19 juillet 2007

La sauna dans la savane

Mon corps se transforme. Mon buste s'amaigrit. C'est déjà la deuxième fois que je dois resserrer la ceinture qui prend ma fréquence cardiaque.

Mes jambes, elles, laissent désormais apparaître par transparence de grosses veines bleutées sur la face interne des cuisses. "T'inquiète pas, ton organisme cherche seulement à irriguer davantage tes muscles", m'a rassuré Dorian, notre docteur.

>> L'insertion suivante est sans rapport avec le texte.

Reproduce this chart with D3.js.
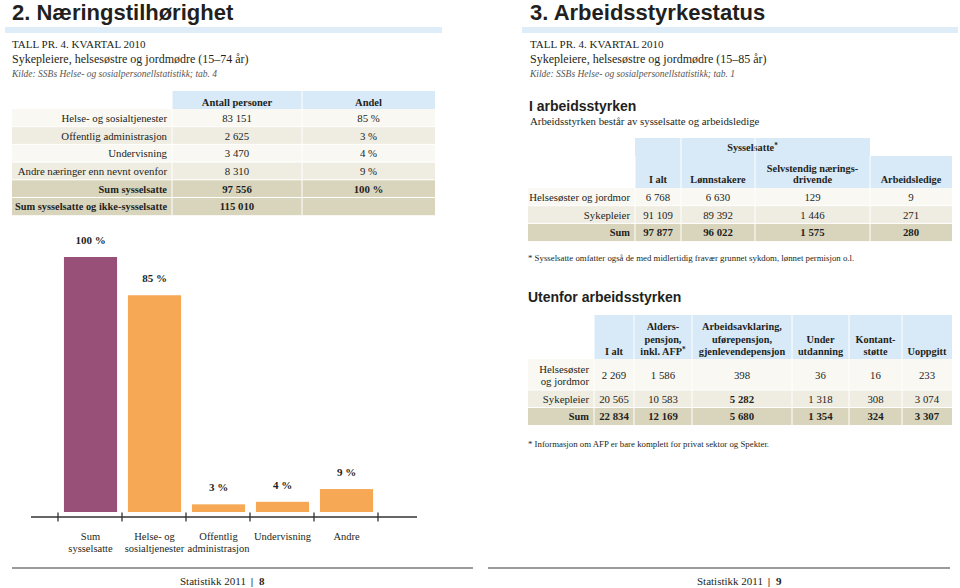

Tel un vieux soldat, je panse mes plaies après les étapes : de la crème lénitive sur le haut du bras droit sérieusement brûlé, une pommade dermo-protectrice sur le périnée pour éviter l'apparition de champignons (on macère 6 à 7 heures par jour sur le fond du cuissard en polypropylène) et un baume apaisant sur les pieds rongés par le frottement contre le cuir des chaussures.

De Montpellier à Castres, on a roulé dans le Sud-Ouest où les "r" des habitants roulent allègrement eux aussi. Une terre de rugby, de filatures à l'abandon et de vignes qui réjouissent le coeur de l'homme.

Parfois, la nature sauvage et hirsute de ce coin de France inhabité ressemble à à la savane : on s'attend à voir dépasser d'un buisson d'épines le cou d'une girafe d'un moment à l'autre. La chaleur est devenue lourde, presque moite.

Heureusement, le col de la Jeante, classé en 2ème catégorie, propose une expérience intéressante : une séance de sauna finlandais sur vélo. On transpire comme un boeuf pendant les dix kilomètres de montée écrasés de soleil puis la descente vous plonge dans l'ombre froide d'un bois de hêtres et de hauts sapins où l'odeur de résine vous débouche les naseaux avec la vigueur d'une huile essentielle ! Fantastique.

Le contre-la-montre d'Albi arrive à l'heure. Nous ne l'aborderons pas avec la fougue d'un leader mais avec le calme séraphique d'un équipier qui doit seulement s'acquitter d'un devoir. L'Autre Tour compte les minutes et les heures par poignées et néglige les secondes, une mesure qui n'appartient qu'aux champions.

Ce sera pour nous comme une brise avant la tempête, la terrible bataille des Pyrénées qui nous attend. J'y aurai un seul adversaire, capable de tout : mon corps.